Using technology, such as a CRM, auto-tagging in an email management system, and social media analytics, to track and monitor buyer and client behavior and interests will pay dividends for firms. This data will help firms strategically segment contact lists and other outreach by targeting specific audiences with the content they’re looking for – and avoid overwhelming others with information they don’t care for causing them to tune you out.

Personalized and segmented marketing and communication to the buyer and client regarding industry and service line offerings continue to become more commonplace, but you must know your specific, segmented audiences. Digital marketing and growth efforts kicked into high gear during COVID, and buyers and clients have become more comfortable with that approach in the past two years.
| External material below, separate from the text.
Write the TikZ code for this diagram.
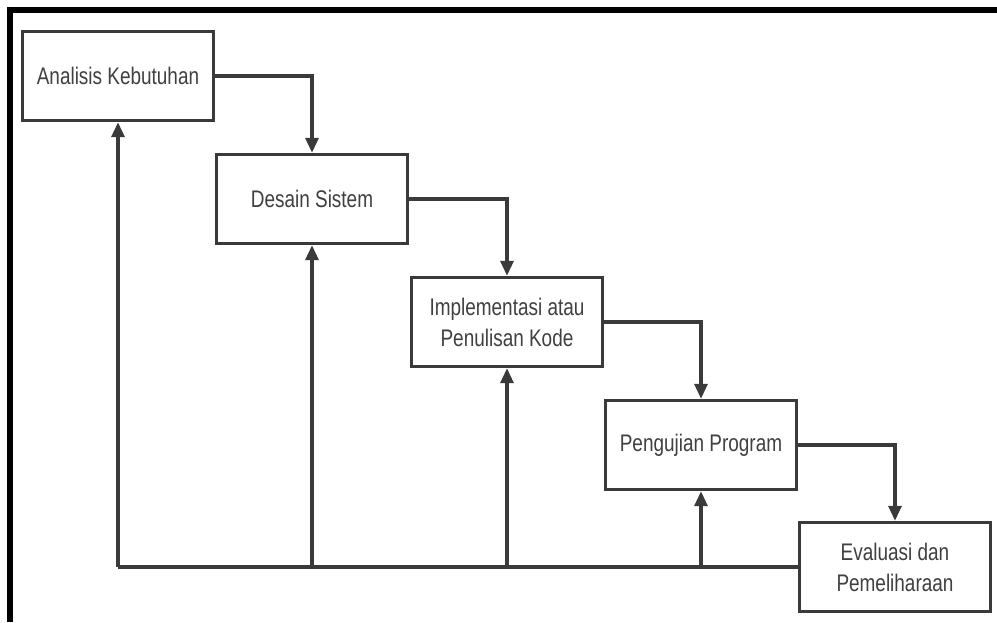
\documentclass[tikz,border=0pt]{standalone}
\usepackage{fontspec}
\setmainfont{Liberation Sans}[FakeStretch=0.79]
\usetikzlibrary{arrows.meta}
\definecolor{ink}{HTML}{3A3A3A}
\definecolor{txt}{HTML}{404040}
\begin{document}
\begin{tikzpicture}[x=1pt,y=-1pt,
  phase/.style={draw=ink, line width=3.4pt, fill=white, rectangle,
    minimum width=191pt, minimum height=89pt, inner sep=0pt,
    align=center, text=txt, font=\fontsize{24}{31}\selectfont},
  flow/.style={draw=ink, line width=3.2pt,
    -{Triangle[length=15pt,width=13pt]}},
  link/.style={draw=ink, line width=3.2pt}]
  \path[use as bounding box] (0,0) rectangle (997,622);
  % outer frame (top and left edges)
  \draw[line width=6pt, black] (10,622) -- (10,10) -- (997,10);

  % phases
  \node[phase] (A) at (118,76)  {Analisis Kebutuhan};
  \node[phase] (D) at (312,199) {Desain Sistem};
  \node[phase] (I) at (507,322) {Implementasi atau\\Penulisan Kode};
  \node[phase] (P) at (701,445) {Pengujian Program};
  \node[phase] (E) at (895,567) {Evaluasi dan\\Pemeliharaan};

  % forward flow
  \draw[flow] (A.east) -| (D.north);
  \draw[flow] (D.east) -| (I.north);
  \draw[flow] (I.east) -| (P.north);
  \draw[flow] (P.east) -| (E.north);

  % feedback line
  \draw[link] (E.west) -- (A.south |- E.west);
  \draw[flow] (A.south |- E.west) -- (A.south);
  \draw[flow] (D.south |- E.west) -- (D.south);
  \draw[flow] (I.south |- E.west) -- (I.south);
  \draw[flow] (P.south |- E.west) -- (P.south);
\end{tikzpicture}
\end{document}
I don’t see us going backward, which is why relying solely on in-person networking won’t be enough anymore.

Key Takeaway: Marketing today is about personalization and getting the right information to the right audiences. Know your buyers and clients on a deeper level.

  • Client experience:

    The experience buyers and clients expect is a lot different than what they’ve been getting or putting up with. COVID is driving this evolution, which requires firms to be more intentional and strategic when communicating with clients.

Technology, on the whole, will help firms execute on – and enhance – the client experience by allowing more targeted communication. Look for chatbots and more strategic submission forms to support this effort, which is another B2C characteristic influencing the accounting profession.

Many firms already offer clients a portal to access invoices, review documents, and pay online, but I expect many more will add this feature, with some even moving to a centralized landing page where clients can access their documents and other information that pertains to their engagements. As more users look to communicate with professionals via their website, not just get information, it’s imperative to leverage technology to streamline the client journey, from onboarding new clients to making access to their documents quicker and easier.

Key Takeaway: Leverage technology to get the right information for the right people for a customized B2C experience from the first sales pitch to onboarding.

  • Pricing

    : More and more leaders in the profession say billing by the hour isn’t ideal, as firms continue to outsource or offshore compliance services and leverage internal staff resources more appropriately to support the shift to advisory. However, the profession hasn’t adopted this approach en masse just yet.

Firms are having more discussions when they look at their actual profitability and how the past two years have changed operations, services, and client deliverables. More importantly, more and more buyers prefer to know what they are paying for upfront.

Key Takeaway: Adapting and evolving pricing structures will become increasingly important across all lines of business.

  • Upskilling the Entire Team:

    Training and development no longer can be a check-the-box, last-minute CPE rush. This goes beyond CPA and accounting professionals, as more team members will become more client-facing than ever. Firms need their accountants and CPAs to do what they do best, so prospect and client-facing training for all team members, including the rise in non-CPA team members, is critical so everyone can identify opportunities.

Leadership can’t expect people to work the hours they work and complete training on top of that. They’ll look to place team members in long-track, continuous training programs earlier in their career that evolve and grow as they do, rather than waiting to start at the manager level – or beyond. From the director of first impressions to entry-level staff tax accountants, everyone needs to become more comfortable and have the training to identify opportunities on all levels.

Key Takeaway: Firms will seek a continuous training model that complements their team members’ career progression strategy to get up to speed quicker.